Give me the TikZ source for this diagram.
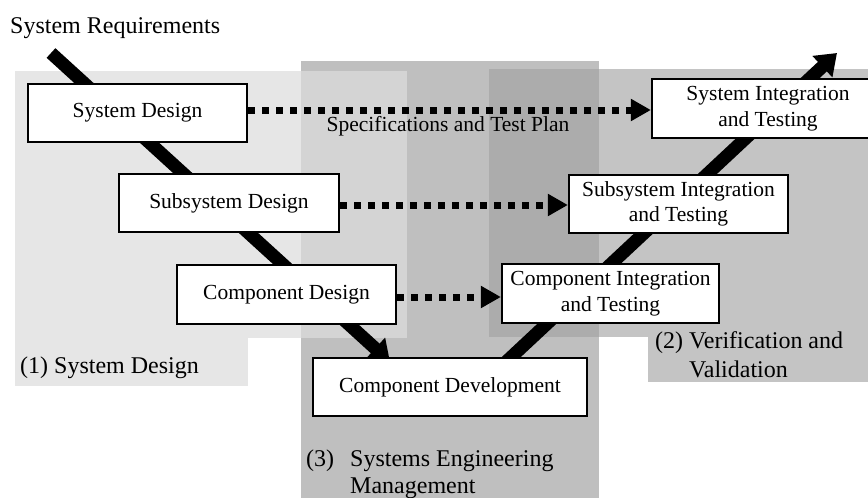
\documentclass[tikz,border=0pt]{standalone}
\usepackage{fontspec}
\setmainfont{Liberation Serif}
\usetikzlibrary{arrows.meta}
\definecolor{zoneA}{HTML}{E6E6E6}
\definecolor{zoneAC}{HTML}{D4D4D4}
\definecolor{zoneC}{HTML}{BFBFBF}
\definecolor{zoneCB}{HTML}{ACACAC}
\definecolor{zoneB}{HTML}{C4C4C4}
\pgfdeclarelayer{zones}
\pgfdeclarelayer{links}
\pgfsetlayers{zones,links,main}
\begin{document}
\begin{tikzpicture}[x=1pt,y=-1pt,
  stage/.style={draw=black, line width=2.2pt, fill=white, inner sep=0pt,
    align=center, font=\fontsize{21.5}{25.5}\selectfont},
  vbar/.style={line width=13pt, -{Triangle[length=20pt,width=28pt]}},
  trace/.style={line width=7pt, dash pattern=on 7pt off 7pt,
    -{Triangle[length=20pt,width=21pt]}},
  lbl/.style={anchor=base west, inner sep=0pt, font=\fontsize{24}{28}\selectfont},
  note/.style={anchor=base, inner sep=0pt, font=\fontsize{21.5}{25.5}\selectfont}
]
\path[use as bounding box] (0,0) rectangle (868,498);
\clip (0,0) rectangle (868,498);

% shaded phase zones
\begin{pgfonlayer}{zones}
  \fill[zoneC] (301,61) rectangle (599,498);
  \fill[zoneB] (489,69) rectangle (868,337);
  \fill[zoneB] (648,337) rectangle (868,382);
  \fill[zoneA] (15,71) rectangle (407,338);
  \fill[zoneA] (15,338) rectangle (248,386);
  \fill[zoneAC] (301,71) rectangle (407,338);
  \fill[zoneCB] (489,69) rectangle (599,337);
\end{pgfonlayer}

% stages of the V
\node[stage, minimum width=219pt, minimum height=58pt] (sd) at (137.5,113) {System Design};
\node[stage, minimum width=220pt, minimum height=58pt] (ssd) at (229,203) {Subsystem Design};
\node[stage, minimum width=219pt, minimum height=59pt] (cd) at (286.5,294.5) {Component Design};
\node[stage, minimum width=274pt, minimum height=58pt] (cdev) at (450,387) {Component Development};
\node[stage, minimum width=217pt, minimum height=59pt] (cit) at (610.5,293.5) {Component Integration\\and Testing};
\node[stage, minimum width=219pt, minimum height=58pt] (ssit) at (678.5,204) {Subsystem Integration\\and Testing};
\node[stage, minimum width=232pt, minimum height=59pt] (sit) at (768,108.5) {System Integration\\and Testing};

\coordinate (vstart) at (51,53);
\coordinate (vtop) at (837,53);

% V arms and test-plan links
\begin{pgfonlayer}{links}
  \draw[vbar] (vstart) -- ([shift={(-60pt,-5pt)}]cdev.north);
  \draw[vbar] ([shift={(55pt,-6pt)}]cdev.north) -- (vtop);
  \draw[trace] ([yshift=3pt]sd.east) -- ([yshift=3pt]sd.east -| sit.west);
  \draw[trace] ([yshift=-2pt]ssd.east) -- ([yshift=-2pt]ssd.east -| ssit.west);
  \draw[trace] ([yshift=-2.5pt]cd.east) -- ([yshift=-2.5pt]cd.east -| cit.west);
\end{pgfonlayer}

% labels
\node[lbl] (req) at (10,33) {System Requirements};
\node[note] (spec) at (448,131) {Specifications and Test Plan};
\node[lbl] (z1) at (20,373) {(1) System Design};
\node[lbl] (z2a) at (655,348) {(2) Verification and};
\node[lbl] (z2b) at (689,377) {Validation};
\node[lbl] (z3a) at (306,466) {(3)};
\node[lbl] (z3b) at (350,466) {Systems Engineering};
\node[lbl] (z3c) at (350,493) {Management};
\end{tikzpicture}
\end{document}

◆ **What needs to be done**
Reproduce the listing exactly. Leave its pictures out.

◆ **Exercise solution**
Give me the TikZ source for this diagram.
\documentclass[tikz,border=0pt]{standalone}
\usepackage{fontspec}
\setmainfont{Liberation Serif}
\usetikzlibrary{arrows.meta}
\definecolor{zoneA}{HTML}{E6E6E6}
\definecolor{zoneAC}{HTML}{D4D4D4}
\definecolor{zoneC}{HTML}{BFBFBF}
\definecolor{zoneCB}{HTML}{ACACAC}
\definecolor{zoneB}{HTML}{C4C4C4}
\pgfdeclarelayer{zones}
\pgfdeclarelayer{links}
\pgfsetlayers{zones,links,main}
\begin{document}
\begin{tikzpicture}[x=1pt,y=-1pt,
  stage/.style={draw=black, line width=2.2pt, fill=white, inner sep=0pt,
    align=center, font=\fontsize{21.5}{25.5}\selectfont},
  vbar/.style={line width=13pt, -{Triangle[length=20pt,width=28pt]}},
  trace/.style={line width=7pt, dash pattern=on 7pt off 7pt,
    -{Triangle[length=20pt,width=21pt]}},
  lbl/.style={anchor=base west, inner sep=0pt, font=\fontsize{24}{28}\selectfont},
  note/.style={anchor=base, inner sep=0pt, font=\fontsize{21.5}{25.5}\selectfont}
]
\path[use as bounding box] (0,0) rectangle (868,498);
\clip (0,0) rectangle (868,498);

% shaded phase zones
\begin{pgfonlayer}{zones}
  \fill[zoneC] (301,61) rectangle (599,498);
  \fill[zoneB] (489,69) rectangle (868,337);
  \fill[zoneB] (648,337) rectangle (868,382);
  \fill[zoneA] (15,71) rectangle (407,338);
  \fill[zoneA] (15,338) rectangle (248,386);
  \fill[zoneAC] (301,71) rectangle (407,338);
  \fill[zoneCB] (489,69) rectangle (599,337);
\end{pgfonlayer}

% stages of the V
\node[stage, minimum width=219pt, minimum height=58pt] (sd) at (137.5,113) {System Design};
\node[stage, minimum width=220pt, minimum height=58pt] (ssd) at (229,203) {Subsystem Design};
\node[stage, minimum width=219pt, minimum height=59pt] (cd) at (286.5,294.5) {Component Design};
\node[stage, minimum width=274pt, minimum height=58pt] (cdev) at (450,387) {Component Development};
\node[stage, minimum width=217pt, minimum height=59pt] (cit) at (610.5,293.5) {Component Integration\\and Testing};
\node[stage, minimum width=219pt, minimum height=58pt] (ssit) at (678.5,204) {Subsystem Integration\\and Testing};
\node[stage, minimum width=232pt, minimum height=59pt] (sit) at (768,108.5) {System Integration\\and Testing};

\coordinate (vstart) at (51,53);
\coordinate (vtop) at (837,53);

% V arms and test-plan links
\begin{pgfonlayer}{links}
  \draw[vbar] (vstart) -- ([shift={(-60pt,-5pt)}]cdev.north);
  \draw[vbar] ([shift={(55pt,-6pt)}]cdev.north) -- (vtop);
  \draw[trace] ([yshift=3pt]sd.east) -- ([yshift=3pt]sd.east -| sit.west);
  \draw[trace] ([yshift=-2pt]ssd.east) -- ([yshift=-2pt]ssd.east -| ssit.west);
  \draw[trace] ([yshift=-2.5pt]cd.east) -- ([yshift=-2.5pt]cd.east -| cit.west);
\end{pgfonlayer}

% labels
\node[lbl] (req) at (10,33) {System Requirements};
\node[note] (spec) at (448,131) {Specifications and Test Plan};
\node[lbl] (z1) at (20,373) {(1) System Design};
\node[lbl] (z2a) at (655,348) {(2) Verification and};
\node[lbl] (z2b) at (689,377) {Validation};
\node[lbl] (z3a) at (306,466) {(3)};
\node[lbl] (z3b) at (350,466) {Systems Engineering};
\node[lbl] (z3c) at (350,493) {Management};
\end{tikzpicture}
\end{document}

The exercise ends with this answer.